Unmanned video surveillance uses 'detective' algorithm

A new algorithm for intelligent video surveillance could allow for greater accuracy by doing a bit of detective work, raising concerns over the future of automated surveillance by a privacy and civil liberties watchdog.

Researchers at MIT have developed a way to allow for instant analysis of surveillance footage that can help pick out specific individuals without the need for a human eye.

Surveillance networks often involve constant monitoring by humans to watch for individuals or events that could pose a risk.  

It is difficult for humans to monitor multiple screens for hours at a time, and traditional software aimed at analysing footage is unable to make intelligent use of tools.
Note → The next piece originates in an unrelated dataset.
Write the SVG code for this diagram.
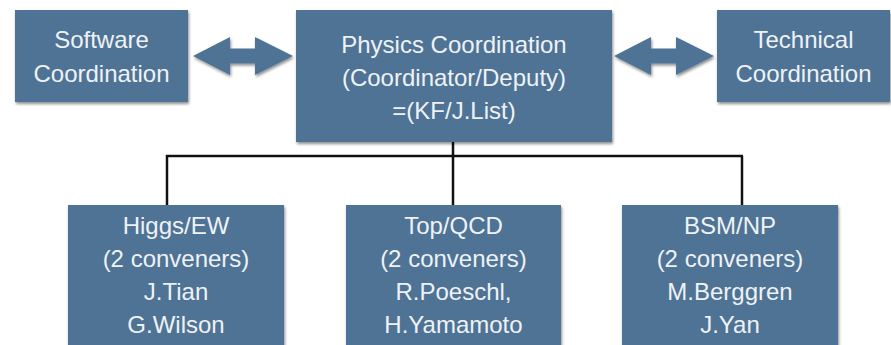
<svg xmlns="http://www.w3.org/2000/svg" width="891" height="345" viewBox="0 0 891 345">
  <defs>
    <filter id="shadow" x="-10%" y="-10%" width="125%" height="130%">
      <feGaussianBlur in="SourceAlpha" stdDeviation="1.5"/>
      <feOffset dx="1" dy="2" result="b"/>
      <feComponentTransfer><feFuncA type="linear" slope="0.45"/></feComponentTransfer>
      <feMerge><feMergeNode/><feMergeNode in="SourceGraphic"/></feMerge>
    </filter>
    <path id="dblArrow" d="M0,0 L37,-19 L37,-7.5 L62,-7.5 L62,-19 L100,0 L62,19 L62,7.5 L37,7.5 L37,19 Z"/>
  </defs>
  <style>
    .box { fill: #4f7395; filter: url(#shadow); }
    .arrow { fill: #4f7395; filter: url(#shadow); }
    .lbl { font-family: "Liberation Sans", Arial, sans-serif; font-size: 24px; fill: #eef2f5; text-anchor: middle; }
    .wire { stroke: #111; stroke-width: 2.5; fill: none; }
  </style>
  <rect width="891" height="345" fill="#ffffff"/>

  <!-- tree connectors -->
  <g id="connectors">
    <path class="wire" d="M453,142 V205"/>
    <path class="wire" d="M166,156 H743"/>
    <path class="wire" d="M167,155 V205"/>
    <path class="wire" d="M742,156 V205"/>
    <use href="#dblArrow" class="arrow" transform="translate(193,56)"/>
    <use href="#dblArrow" class="arrow" transform="translate(614,56)"/>
  </g>

  <g id="software">
    <rect class="box" x="15" y="10" width="173" height="92"/>
    <text class="lbl" x="101.5" y="48">Software</text>
    <text class="lbl" x="101.5" y="82">Coordination</text>
  </g>

  <g id="physics">
    <rect class="box" x="296" y="10" width="316" height="132"/>
    <text class="lbl" x="454" y="53">Physics Coordination</text>
    <text class="lbl" x="454" y="86">(Coordinator/Deputy)</text>
    <text class="lbl" x="454" y="119">=(KF/J.List)</text>
  </g>

  <g id="technical">
    <rect class="box" x="717" y="10" width="173" height="92"/>
    <text class="lbl" x="803.5" y="48">Technical</text>
    <text class="lbl" x="803.5" y="82">Coordination</text>
  </g>

  <g id="higgs">
    <rect class="box" x="68" y="205" width="216" height="150"/>
    <text class="lbl" x="176" y="234">Higgs/EW</text>
    <text class="lbl" x="176" y="267">(2 conveners)</text>
    <text class="lbl" x="176" y="300">J.Tian</text>
    <text class="lbl" x="176" y="333">G.Wilson</text>
  </g>

  <g id="topqcd">
    <rect class="box" x="346" y="205" width="215" height="150"/>
    <text class="lbl" x="453.5" y="234">Top/QCD</text>
    <text class="lbl" x="453.5" y="267">(2 conveners)</text>
    <text class="lbl" x="453.5" y="300">R.Poeschl,</text>
    <text class="lbl" x="453.5" y="333">H.Yamamoto</text>
  </g>

  <g id="bsm">
    <rect class="box" x="622" y="205" width="216" height="150"/>
    <text class="lbl" x="730" y="234">BSM/NP</text>
    <text class="lbl" x="730" y="267">(2 conveners)</text>
    <text class="lbl" x="730" y="300">M.Berggren</text>
    <text class="lbl" x="730" y="333">J.Yan</text>
  </g>
</svg>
Existing computer vision systems are slow and prone to mistakes, according to the researchers, and a method for immediately alerting staff to a real risk – and not a cat out on an evening stroll.

Camera based surveillance systems can already analyse a number of algorithms within a video feed, giving information skin detection, or background detection to sense when something is moving through a scene.

The algorithm-based system the researchers are working on uses contextual knowledge to decide which piece of analytical software is relevant in deciphering the importance of a moving object.

This could mean, for example, that in an airport setting, a skin detection software could then trigger a cross reference with a database to find a specific individual, before alerting staff to their presence.

In other settings an object moving in an unusual way could set an alarm, or too many objects or people in one scene.

Of course, there are concerns that, while the technology could lead to increased surveillance over innocent civilians.

Nick Pickles, director of civil liberties and privacy campaign group Big Brother Watch, believes ‘passive surveillance’ through automation could be used on a larger scale. 

“The main area of concern is how artificial intelligence can enable passive-surveillance such as CCTV to become a directed way of tracking individuals or certain characteristics irrelevant of whether someone is suspected of wrongdoing,”  Pickles said, speaking with TechEye.

“Existing surveillance infrastructure will take on an entirely new role as the front line of population screening, looking for pre-determined characteristics and behaviour.”

According to Pickles, while there could be efficiencies measured by certain metrics, handing power over to automated tools will have a knock on civil liberties.

“It’s far from clear that delegating more decisions to computers is going to improve security,” he said, “rather than swamping staff with false positives and infringing on the civil liberties of those who, through no fault of their own, trigger algorithms in some distant control room.”